Был ли я удивлён? Едва ли.
Чу-ха всегда решают вопросы по-своему, и не всегда их умысел достижим для расшифровки… Так было на крыше ночной парковки, где излишне усердные ребятки Хадекина фер вис Кри «хотели просто поговорить», так повторялось в пустыне у подножия священной горы…
Ункац-Аран тоже оказался рядом. И вдруг ввернул, обеспокоено прислушиваясь к звукам на склонах:
— Терюнаши в кои-то веки говорит разумно, господин Квичи. Если мне будет дозволено сказать, я тоже предлагаю отступить и обдумать, как…
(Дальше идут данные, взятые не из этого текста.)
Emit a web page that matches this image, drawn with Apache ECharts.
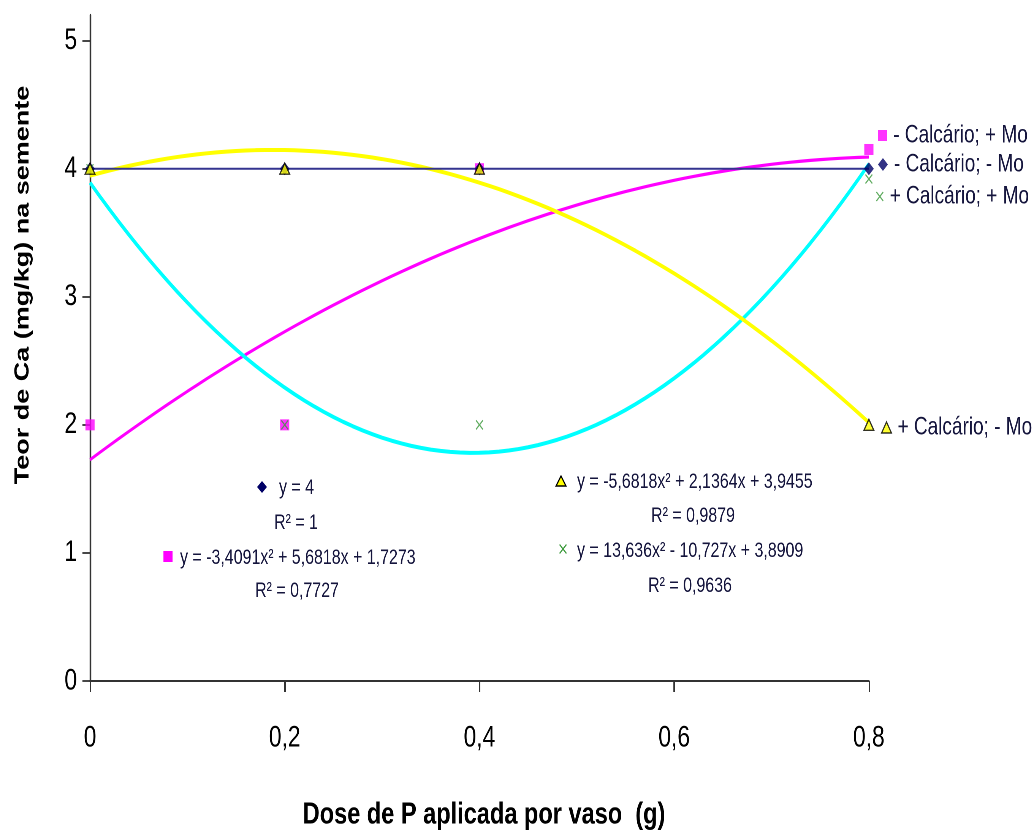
<!DOCTYPE html>
<html>
<head>
<meta charset="utf-8">
<script src="https://cdn.jsdelivr.net/npm/echarts@6/dist/echarts.min.js"></script>
<style>
  html, body { margin: 0; padding: 0; background: #fff; overflow: hidden; }
  /* The chart is laid out wide and squeezed horizontally, giving condensed lettering */
  #chart { width: 1363px; height: 835px; transform: scaleX(0.76); transform-origin: 0 0; }
</style>
</head>
<body>
<div id="chart"></div>
<script>
// Doses of P (g per pot)
const doses = [0, 0.2, 0.4, 0.8];

// Ca content in seed (mg/kg) per treatment
const semCalcMaisMo = [2, 2, 4, 4.15];   // - Calcário; + Mo
const semCalcSemMo  = [4, 4, 4, 4];      // - Calcário; - Mo
const comCalcMaisMo = [4, 2, 2, 3.92];   // + Calcário; + Mo
const comCalcSemMo  = [4, 4, 4, 2];      // + Calcário; - Mo

// Polynomial trend coefficients [a, b, c] for y = a x^2 + b x + c
const trendSemCalcMaisMo = [-3.4091, 5.6818, 1.7273];
const trendSemCalcSemMo  = [0, 0, 4];
const trendComCalcMaisMo = [13.636, -10.727, 3.8909];
const trendComCalcSemMo  = [-5.6818, 2.1364, 3.9455];

// Axis ticks
const xTicks = [0, 0.2, 0.4, 0.6, 0.8];
const yTicks = [0, 1, 2, 3, 4, 5];

const names = ['- Calcário; + Mo', '- Calcário; - Mo', '+ Calcário; + Mo', '+ Calcário; - Mo'];

const S = 0.76;                       // horizontal squeeze applied by CSS
const sx = v => v / S;                // page x -> chart x
const SANS = '"Liberation Sans", Arial, sans-serif';
const TXT = '#15153d';
const X_PTS = [[0, 1], [1, 0], [5, 4], [9, 0], [10, 1], [6, 5], [10, 9], [9, 10], [5, 6], [1, 10], [0, 9], [4, 5]];
const X_PATH = 'path://M' + X_PTS.map(p => p.join(',')).join(' L') + ' Z';

function pairs(xs, ys) { return xs.map((x, i) => [x, ys[i]]); }

// Sample a quadratic trend across the dose range
function trendCurve(coef) {
  const pts = [];
  const n = 80;
  for (let i = 0; i <= n; i++) {
    const x = xTicks[0] + (xTicks[xTicks.length - 1] - xTicks[0]) * i / n;
    pts.push([x, coef[0] * x * x + coef[1] * x + coef[2]]);
  }
  return pts;
}

function trendSeries(coef, color, width, z) {
  return {
    type: 'line', data: trendCurve(coef), showSymbol: false, silent: true,
    lineStyle: { color: color, width: width }, z: z, legendHoverLink: false
  };
}

function legendFor(name, icon, top, left, w, h, style) {
  return {
    data: [{ name: name, icon: icon, itemStyle: style }],
    left: sx(left), top: top, padding: 0, itemWidth: w, itemHeight: h,
    selectedMode: false,
    textStyle: { fontFamily: SANS, fontSize: 25, color: TXT, padding: [0, 0, 0, 3] }
  };
}

// Annotation text (trend equations)
function note(text, x, y, align) {
  return {
    type: 'text', x: sx(x), y: y, z: 20,
    style: { text: text, x: 0, y: 0, fill: TXT, font: '21px ' + SANS,
             textAlign: align, textVerticalAlign: 'middle' }
  };
}

const chart = echarts.init(document.getElementById('chart'), null, { renderer: 'canvas', devicePixelRatio: 2 });

chart.setOption({
  backgroundColor: '#ffffff',
  animation: false,
  grid: { left: sx(90), right: sx(167), top: 15, bottom: 154, containLabel: false },
  xAxis: {
    type: 'value', min: 0, max: 0.8, interval: 0.2,
    axisLine: { show: true, lineStyle: { color: '#333', width: 2 } },
    axisTick: { show: true, length: 11, lineStyle: { color: '#333', width: 2 }, customValues: xTicks },
    axisLabel: {
      customValues: xTicks, margin: 42, color: '#000', fontFamily: SANS, fontSize: 30,
      formatter: v => String(+v.toFixed(1)).replace('.', ',')
    },
    splitLine: { show: false }
  },
  yAxis: {
    type: 'value', min: 0, max: 5.2, interval: 1,
    axisLine: { show: true, lineStyle: { color: '#333', width: 2.2 } },
    axisTick: { show: true, length: 10, lineStyle: { color: '#333', width: 1.8 }, customValues: yTicks },
    axisLabel: { customValues: yTicks, margin: 17, color: '#000', fontFamily: SANS, fontSize: 30 },
    splitLine: { show: false }
  },
  legend: [
    legendFor(names[0], 'rect', 123, 878, 12, 11, { color: '#ff00ff' }),
    legendFor(names[1], 'diamond', 152, 878, 13, 13, { color: '#000066' }),
    legendFor(names[2], X_PATH, 184, 876, 10, 10, { color: '#3c9a3c' }),
    legendFor(names[3], 'triangle', 415, 881, 13, 11, { color: '#ffff00', borderColor: '#000', borderWidth: 1.5 })
  ],
  series: [
    trendSeries(trendSemCalcMaisMo, '#ff00ff', 3.2, 2),
    trendSeries(trendComCalcMaisMo, '#00ffff', 4, 2),
    trendSeries(trendComCalcSemMo, '#ffff00', 4, 2),
    trendSeries(trendSemCalcSemMo, '#33338f', 2, 3),
    {
      name: names[0], type: 'scatter', data: pairs(doses, semCalcMaisMo),
      symbol: 'rect', symbolSize: [12, 11], itemStyle: { color: '#ff00ff' }, z: 5
    },
    {
      name: names[1], type: 'scatter', data: pairs(doses, semCalcSemMo),
      symbol: 'diamond', symbolSize: [13, 13], itemStyle: { color: '#000066' }, z: 6
    },
    {
      name: names[2], type: 'scatter', data: pairs(doses, comCalcMaisMo),
      symbol: X_PATH, symbolSize: [10, 10], itemStyle: { color: '#3c9a3c' }, z: 7
    },
    {
      name: names[3], type: 'scatter', data: pairs(doses, comCalcSemMo),
      symbol: 'triangle', symbolSize: [13, 11],
      itemStyle: { color: '#ffff00', borderColor: '#000', borderWidth: 1.5 }, z: 8
    }
  ],
  graphic: [
    // Axis titles
    {
      type: 'text', x: sx(484), y: 815, z: 20,
      style: { text: 'Dose de P aplicada por vaso  (g)', x: 0, y: 0, fill: '#000',
               font: 'bold 31px ' + SANS, textAlign: 'center', textVerticalAlign: 'middle' }
    },
    {
      type: 'text', x: sx(23), y: 285, rotation: Math.PI / 2, z: 20,
      style: { text: 'Teor de Ca (mg/kg) na semente', x: 0, y: 0, fill: '#000',
               font: 'bold 27px ' + SANS, textAlign: 'center', textVerticalAlign: 'middle' }
    },

    // Trend equation keys
    { type: 'polygon', z: 20, shape: { points: [[sx(262), 481], [sx(262) + 6.5, 487], [sx(262), 493], [sx(262) - 6.5, 487]] }, style: { fill: '#000066' } },
    { type: 'rect', z: 20, shape: { x: sx(168) - 6, y: 551, width: 12, height: 11 }, style: { fill: '#ff00ff' } },
    { type: 'polygon', z: 20, shape: { points: [[sx(561), 476], [sx(561) + 6.5, 486], [sx(561) - 6.5, 486]] }, style: { fill: '#ffff00', stroke: '#000', lineWidth: 1.5 } },
    { type: 'polygon', z: 20, shape: { points: X_PTS.map(p => [sx(563) - 5 + p[0], 544 + p[1]]) }, style: { fill: '#3c9a3c' } },

    // Trend equations
    note('y = 4', 279, 488, 'left'),
    note('R² = 1', 296, 523, 'center'),
    note('y = -3,4091x² + 5,6818x + 1,7273', 180, 558, 'left'),
    note('R² = 0,7727', 297, 591, 'center'),
    note('y = -5,6818x² + 2,1364x + 3,9455', 577, 482, 'left'),
    note('R² = 0,9879', 693, 516, 'center'),
    note('y = 13,636x² - 10,727x + 3,8909', 577, 551, 'left'),
    note('R² = 0,9636', 690, 586, 'center')
  ]
});
</script>
</body>
</html>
Бронза стиснул кулак и перевёл на гадателя очень опасный взгляд:
— В этих холмах нет силы, способной остановить мою стаю!
— Ох, Коготок… — Тот устало помотал головой, но взгляд отвёл, избегая прямого конфликта. А затем добавил, заставив в очередной раз пересмотреть мои оценки умственных способностей хвостатого, которого я много лет считал завистливым и бесполезным: — Я, конечно, тебе тоже не указ, но все корни зла в Тиаме лежат именно в нежелании чу-ха увидеть мир через стекло «таков он есть на самом деле», и нашей непреодолимой потребности исказить мир через мутную линзу « таким хочу видеть его я»…
— Ты совершенно прав, — глухо процедил Коготь «Диктата», поднимаясь и оправляя ассолтер.